— START OF WORKING DATA —

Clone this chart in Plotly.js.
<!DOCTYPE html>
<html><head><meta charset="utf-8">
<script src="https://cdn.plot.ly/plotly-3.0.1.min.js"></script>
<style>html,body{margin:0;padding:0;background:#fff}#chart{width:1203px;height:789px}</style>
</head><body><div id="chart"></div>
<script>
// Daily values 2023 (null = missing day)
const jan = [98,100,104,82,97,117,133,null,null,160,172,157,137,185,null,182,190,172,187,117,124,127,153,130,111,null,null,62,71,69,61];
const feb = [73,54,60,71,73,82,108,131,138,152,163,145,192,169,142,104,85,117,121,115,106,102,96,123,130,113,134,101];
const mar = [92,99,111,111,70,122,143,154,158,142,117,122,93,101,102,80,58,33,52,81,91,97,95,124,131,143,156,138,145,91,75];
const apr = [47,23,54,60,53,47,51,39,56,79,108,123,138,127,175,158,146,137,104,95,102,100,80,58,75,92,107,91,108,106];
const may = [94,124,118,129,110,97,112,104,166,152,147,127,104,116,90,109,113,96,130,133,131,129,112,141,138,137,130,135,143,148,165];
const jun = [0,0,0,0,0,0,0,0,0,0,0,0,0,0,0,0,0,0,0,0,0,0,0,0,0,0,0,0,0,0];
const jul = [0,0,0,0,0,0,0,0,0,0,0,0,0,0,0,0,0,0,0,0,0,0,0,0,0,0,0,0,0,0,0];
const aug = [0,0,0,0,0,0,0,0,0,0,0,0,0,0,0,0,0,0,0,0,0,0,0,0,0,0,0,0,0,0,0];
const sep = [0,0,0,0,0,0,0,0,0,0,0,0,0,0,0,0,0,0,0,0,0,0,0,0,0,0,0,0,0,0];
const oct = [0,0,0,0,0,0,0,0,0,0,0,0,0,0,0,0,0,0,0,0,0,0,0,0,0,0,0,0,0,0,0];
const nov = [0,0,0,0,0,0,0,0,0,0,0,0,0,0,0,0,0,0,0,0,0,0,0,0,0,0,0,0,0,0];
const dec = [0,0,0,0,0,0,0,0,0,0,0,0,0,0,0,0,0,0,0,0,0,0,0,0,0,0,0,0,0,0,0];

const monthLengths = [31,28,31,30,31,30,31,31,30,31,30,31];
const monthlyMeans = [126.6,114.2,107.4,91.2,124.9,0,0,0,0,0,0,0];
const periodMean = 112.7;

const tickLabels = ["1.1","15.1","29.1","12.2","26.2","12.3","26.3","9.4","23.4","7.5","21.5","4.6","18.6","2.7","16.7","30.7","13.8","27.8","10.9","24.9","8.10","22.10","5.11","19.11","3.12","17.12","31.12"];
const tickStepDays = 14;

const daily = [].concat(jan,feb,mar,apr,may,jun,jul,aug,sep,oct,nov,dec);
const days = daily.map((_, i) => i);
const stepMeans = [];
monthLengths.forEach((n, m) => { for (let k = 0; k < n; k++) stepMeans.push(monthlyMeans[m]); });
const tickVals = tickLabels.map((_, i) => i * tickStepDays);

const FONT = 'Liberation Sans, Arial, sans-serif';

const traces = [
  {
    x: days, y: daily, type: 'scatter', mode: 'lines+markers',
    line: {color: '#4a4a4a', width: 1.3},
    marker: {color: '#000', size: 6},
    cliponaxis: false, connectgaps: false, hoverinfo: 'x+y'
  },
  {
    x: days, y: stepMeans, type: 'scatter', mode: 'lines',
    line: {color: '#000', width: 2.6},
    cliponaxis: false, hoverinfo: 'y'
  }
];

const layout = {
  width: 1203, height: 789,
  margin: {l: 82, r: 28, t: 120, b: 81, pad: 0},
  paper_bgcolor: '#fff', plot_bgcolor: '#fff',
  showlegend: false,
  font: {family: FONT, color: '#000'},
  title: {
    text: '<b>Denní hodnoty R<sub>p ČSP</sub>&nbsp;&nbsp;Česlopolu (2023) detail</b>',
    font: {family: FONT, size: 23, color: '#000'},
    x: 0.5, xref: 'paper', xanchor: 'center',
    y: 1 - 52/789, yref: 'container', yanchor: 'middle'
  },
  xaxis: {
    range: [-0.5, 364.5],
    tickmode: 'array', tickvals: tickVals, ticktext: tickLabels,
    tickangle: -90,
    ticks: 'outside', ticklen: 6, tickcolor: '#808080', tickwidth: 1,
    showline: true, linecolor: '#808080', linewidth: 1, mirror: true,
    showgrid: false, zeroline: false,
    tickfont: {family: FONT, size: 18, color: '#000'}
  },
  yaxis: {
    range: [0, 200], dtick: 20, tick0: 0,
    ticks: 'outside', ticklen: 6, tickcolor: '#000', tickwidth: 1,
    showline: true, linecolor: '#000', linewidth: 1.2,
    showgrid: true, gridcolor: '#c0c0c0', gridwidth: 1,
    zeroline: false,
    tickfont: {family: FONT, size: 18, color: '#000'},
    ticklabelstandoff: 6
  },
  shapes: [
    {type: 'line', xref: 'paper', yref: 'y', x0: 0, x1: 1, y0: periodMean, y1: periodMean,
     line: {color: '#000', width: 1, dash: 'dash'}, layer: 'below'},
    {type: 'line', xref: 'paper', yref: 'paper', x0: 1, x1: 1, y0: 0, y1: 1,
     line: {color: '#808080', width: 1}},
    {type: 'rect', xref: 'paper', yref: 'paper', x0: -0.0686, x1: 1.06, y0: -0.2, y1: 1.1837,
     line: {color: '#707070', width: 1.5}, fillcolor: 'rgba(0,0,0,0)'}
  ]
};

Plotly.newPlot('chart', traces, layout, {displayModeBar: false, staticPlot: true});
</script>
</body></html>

— END OF WORKING DATA —
— START OF WORKING DATA —

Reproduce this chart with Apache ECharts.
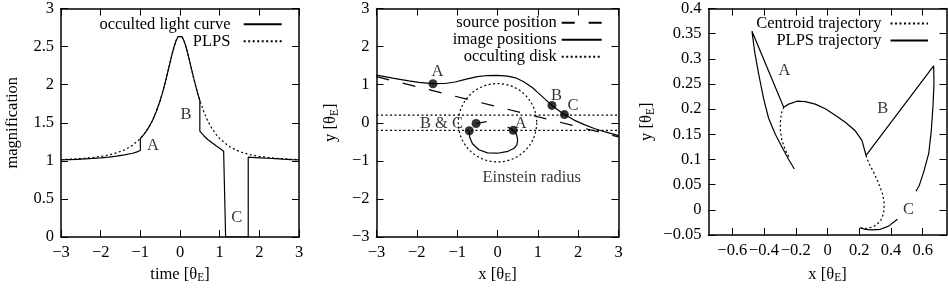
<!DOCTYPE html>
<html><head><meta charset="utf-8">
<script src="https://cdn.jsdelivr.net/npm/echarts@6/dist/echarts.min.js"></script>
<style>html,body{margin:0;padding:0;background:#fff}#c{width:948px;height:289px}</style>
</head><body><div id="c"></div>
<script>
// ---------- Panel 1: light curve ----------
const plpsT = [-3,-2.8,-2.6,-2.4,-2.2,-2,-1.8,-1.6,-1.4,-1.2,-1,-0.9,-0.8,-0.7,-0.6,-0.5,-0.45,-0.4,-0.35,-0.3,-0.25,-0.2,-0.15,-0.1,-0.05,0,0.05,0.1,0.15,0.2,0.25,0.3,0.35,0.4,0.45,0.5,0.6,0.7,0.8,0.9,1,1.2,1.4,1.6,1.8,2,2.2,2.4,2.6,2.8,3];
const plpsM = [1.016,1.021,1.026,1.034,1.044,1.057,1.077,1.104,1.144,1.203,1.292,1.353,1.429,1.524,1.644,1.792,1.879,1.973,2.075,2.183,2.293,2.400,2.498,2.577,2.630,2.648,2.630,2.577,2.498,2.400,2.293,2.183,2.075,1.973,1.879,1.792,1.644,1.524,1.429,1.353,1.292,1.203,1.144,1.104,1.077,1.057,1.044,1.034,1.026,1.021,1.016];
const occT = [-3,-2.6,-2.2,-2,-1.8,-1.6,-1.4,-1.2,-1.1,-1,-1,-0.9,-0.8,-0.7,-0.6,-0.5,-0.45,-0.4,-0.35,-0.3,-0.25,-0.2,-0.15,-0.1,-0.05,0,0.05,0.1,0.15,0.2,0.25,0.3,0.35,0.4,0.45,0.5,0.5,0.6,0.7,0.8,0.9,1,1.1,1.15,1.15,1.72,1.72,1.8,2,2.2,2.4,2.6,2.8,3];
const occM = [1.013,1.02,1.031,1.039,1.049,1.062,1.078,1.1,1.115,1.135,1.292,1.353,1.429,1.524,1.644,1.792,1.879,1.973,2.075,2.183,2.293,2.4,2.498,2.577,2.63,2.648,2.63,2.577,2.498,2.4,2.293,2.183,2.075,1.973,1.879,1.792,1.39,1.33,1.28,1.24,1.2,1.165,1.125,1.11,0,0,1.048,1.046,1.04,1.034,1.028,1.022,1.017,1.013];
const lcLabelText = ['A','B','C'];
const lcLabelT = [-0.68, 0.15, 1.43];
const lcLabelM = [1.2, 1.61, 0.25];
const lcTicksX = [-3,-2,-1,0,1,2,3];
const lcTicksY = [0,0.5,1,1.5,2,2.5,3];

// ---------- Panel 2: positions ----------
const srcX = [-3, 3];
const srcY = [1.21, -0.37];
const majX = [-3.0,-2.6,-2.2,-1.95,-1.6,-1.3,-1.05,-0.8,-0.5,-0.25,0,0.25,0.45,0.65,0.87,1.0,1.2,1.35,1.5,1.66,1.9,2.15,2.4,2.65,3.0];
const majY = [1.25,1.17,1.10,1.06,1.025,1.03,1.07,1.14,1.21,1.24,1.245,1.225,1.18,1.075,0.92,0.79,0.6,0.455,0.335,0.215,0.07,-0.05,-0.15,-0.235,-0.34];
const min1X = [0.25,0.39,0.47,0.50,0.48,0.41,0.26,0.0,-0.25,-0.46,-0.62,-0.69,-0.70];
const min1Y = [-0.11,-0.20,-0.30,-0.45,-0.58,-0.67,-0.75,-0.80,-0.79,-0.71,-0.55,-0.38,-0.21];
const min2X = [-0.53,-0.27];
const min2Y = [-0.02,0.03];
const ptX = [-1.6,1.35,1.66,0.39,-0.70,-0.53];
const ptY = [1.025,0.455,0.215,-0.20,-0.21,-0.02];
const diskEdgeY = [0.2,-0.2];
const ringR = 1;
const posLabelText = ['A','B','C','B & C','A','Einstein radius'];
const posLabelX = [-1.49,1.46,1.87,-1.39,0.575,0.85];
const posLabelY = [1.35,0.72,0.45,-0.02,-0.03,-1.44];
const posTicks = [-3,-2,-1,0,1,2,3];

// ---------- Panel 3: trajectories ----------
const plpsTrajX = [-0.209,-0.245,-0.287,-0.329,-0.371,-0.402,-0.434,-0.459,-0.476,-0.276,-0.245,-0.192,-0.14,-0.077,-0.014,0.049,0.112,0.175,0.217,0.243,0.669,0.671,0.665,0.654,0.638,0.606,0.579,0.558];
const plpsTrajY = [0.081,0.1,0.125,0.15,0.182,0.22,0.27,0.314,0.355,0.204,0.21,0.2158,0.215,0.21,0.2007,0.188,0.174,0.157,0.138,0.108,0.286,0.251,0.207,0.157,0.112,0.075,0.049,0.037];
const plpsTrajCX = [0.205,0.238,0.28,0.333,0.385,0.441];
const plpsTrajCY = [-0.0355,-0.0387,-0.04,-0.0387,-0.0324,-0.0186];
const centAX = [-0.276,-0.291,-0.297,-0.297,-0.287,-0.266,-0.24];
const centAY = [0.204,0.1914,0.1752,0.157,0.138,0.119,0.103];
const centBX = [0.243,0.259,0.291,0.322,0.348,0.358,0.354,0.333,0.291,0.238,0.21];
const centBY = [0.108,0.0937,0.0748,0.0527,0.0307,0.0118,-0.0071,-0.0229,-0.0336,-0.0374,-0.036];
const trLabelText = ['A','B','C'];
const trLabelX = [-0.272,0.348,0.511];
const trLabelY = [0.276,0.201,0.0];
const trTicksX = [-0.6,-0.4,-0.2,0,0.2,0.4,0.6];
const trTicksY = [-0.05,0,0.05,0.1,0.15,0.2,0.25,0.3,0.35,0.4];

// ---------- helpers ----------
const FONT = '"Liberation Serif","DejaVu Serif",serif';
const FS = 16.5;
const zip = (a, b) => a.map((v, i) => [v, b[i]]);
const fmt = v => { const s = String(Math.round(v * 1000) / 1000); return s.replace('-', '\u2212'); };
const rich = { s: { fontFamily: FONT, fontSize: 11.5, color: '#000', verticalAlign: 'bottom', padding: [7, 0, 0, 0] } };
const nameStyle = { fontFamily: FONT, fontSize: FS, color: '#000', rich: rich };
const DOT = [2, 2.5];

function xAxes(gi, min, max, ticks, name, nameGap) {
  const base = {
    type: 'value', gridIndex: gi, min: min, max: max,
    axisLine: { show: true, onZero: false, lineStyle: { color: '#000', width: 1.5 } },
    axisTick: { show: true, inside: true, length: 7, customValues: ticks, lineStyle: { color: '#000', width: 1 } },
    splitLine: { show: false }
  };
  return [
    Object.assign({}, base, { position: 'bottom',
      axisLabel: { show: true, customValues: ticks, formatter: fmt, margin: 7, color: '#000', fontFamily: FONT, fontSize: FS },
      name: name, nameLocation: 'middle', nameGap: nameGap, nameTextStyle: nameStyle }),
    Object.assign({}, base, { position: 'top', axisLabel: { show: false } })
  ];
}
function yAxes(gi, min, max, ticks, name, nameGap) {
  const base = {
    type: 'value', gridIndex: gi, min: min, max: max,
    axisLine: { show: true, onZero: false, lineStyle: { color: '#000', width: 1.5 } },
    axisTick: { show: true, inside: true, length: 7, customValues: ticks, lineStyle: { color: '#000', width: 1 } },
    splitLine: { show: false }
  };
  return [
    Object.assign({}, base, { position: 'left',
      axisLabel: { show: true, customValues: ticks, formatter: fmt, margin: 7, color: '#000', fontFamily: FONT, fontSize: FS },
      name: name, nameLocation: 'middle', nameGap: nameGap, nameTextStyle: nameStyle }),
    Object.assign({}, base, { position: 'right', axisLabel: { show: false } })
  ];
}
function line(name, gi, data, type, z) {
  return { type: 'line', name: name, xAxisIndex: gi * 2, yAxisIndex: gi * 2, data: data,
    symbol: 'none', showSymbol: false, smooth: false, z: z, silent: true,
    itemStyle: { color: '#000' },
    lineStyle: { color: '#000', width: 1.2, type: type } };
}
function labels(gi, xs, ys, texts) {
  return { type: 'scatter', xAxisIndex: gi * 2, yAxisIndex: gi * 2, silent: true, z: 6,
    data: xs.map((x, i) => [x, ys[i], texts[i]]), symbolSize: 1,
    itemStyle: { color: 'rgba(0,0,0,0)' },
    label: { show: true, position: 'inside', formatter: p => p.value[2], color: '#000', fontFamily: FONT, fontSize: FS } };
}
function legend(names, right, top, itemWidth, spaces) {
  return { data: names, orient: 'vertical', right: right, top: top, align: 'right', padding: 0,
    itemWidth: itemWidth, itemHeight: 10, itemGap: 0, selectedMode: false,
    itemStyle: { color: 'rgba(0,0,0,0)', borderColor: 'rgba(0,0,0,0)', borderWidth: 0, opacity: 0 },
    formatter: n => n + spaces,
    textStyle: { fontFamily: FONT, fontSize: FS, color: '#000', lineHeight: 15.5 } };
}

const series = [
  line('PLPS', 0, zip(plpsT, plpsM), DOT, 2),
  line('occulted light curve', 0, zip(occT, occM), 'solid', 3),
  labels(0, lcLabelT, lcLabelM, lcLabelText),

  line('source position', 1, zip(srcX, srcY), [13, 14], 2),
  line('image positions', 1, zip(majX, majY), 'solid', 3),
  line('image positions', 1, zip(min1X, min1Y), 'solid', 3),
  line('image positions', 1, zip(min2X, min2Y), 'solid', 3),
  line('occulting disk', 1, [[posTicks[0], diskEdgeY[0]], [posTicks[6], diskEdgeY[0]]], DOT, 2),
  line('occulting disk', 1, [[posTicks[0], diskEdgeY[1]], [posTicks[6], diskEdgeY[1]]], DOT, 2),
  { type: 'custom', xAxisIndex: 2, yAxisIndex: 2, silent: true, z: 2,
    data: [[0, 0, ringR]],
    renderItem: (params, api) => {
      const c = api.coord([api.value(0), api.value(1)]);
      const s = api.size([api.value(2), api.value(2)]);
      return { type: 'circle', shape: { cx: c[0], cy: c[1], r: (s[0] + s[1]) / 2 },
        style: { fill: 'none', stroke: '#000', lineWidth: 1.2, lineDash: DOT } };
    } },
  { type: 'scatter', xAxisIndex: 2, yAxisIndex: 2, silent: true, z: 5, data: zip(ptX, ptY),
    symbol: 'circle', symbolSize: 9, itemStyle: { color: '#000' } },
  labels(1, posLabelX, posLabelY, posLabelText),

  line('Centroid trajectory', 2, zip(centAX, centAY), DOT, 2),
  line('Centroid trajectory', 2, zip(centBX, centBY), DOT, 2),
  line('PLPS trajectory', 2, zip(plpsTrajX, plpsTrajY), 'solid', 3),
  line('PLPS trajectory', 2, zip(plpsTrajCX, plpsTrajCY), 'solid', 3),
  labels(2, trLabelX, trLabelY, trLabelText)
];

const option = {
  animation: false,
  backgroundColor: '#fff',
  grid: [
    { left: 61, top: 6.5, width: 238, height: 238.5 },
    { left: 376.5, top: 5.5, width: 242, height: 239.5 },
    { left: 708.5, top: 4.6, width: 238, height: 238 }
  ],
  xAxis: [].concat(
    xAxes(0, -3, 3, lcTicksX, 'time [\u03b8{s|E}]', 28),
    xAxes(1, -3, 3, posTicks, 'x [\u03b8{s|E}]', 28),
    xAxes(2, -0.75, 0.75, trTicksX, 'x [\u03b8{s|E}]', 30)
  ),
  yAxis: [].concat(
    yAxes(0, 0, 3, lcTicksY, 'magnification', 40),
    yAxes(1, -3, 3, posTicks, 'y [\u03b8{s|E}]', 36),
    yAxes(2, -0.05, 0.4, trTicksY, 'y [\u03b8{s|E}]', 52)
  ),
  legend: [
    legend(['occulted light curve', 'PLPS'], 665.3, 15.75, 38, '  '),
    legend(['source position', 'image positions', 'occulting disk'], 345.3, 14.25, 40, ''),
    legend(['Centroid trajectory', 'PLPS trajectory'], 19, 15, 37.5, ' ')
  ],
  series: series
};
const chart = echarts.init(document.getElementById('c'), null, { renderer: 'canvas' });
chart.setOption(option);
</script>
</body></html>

— END OF WORKING DATA —

Report the number of lines in the entries above that include the string "this". Give nothing but the number.

### WRITTEN REPLY
2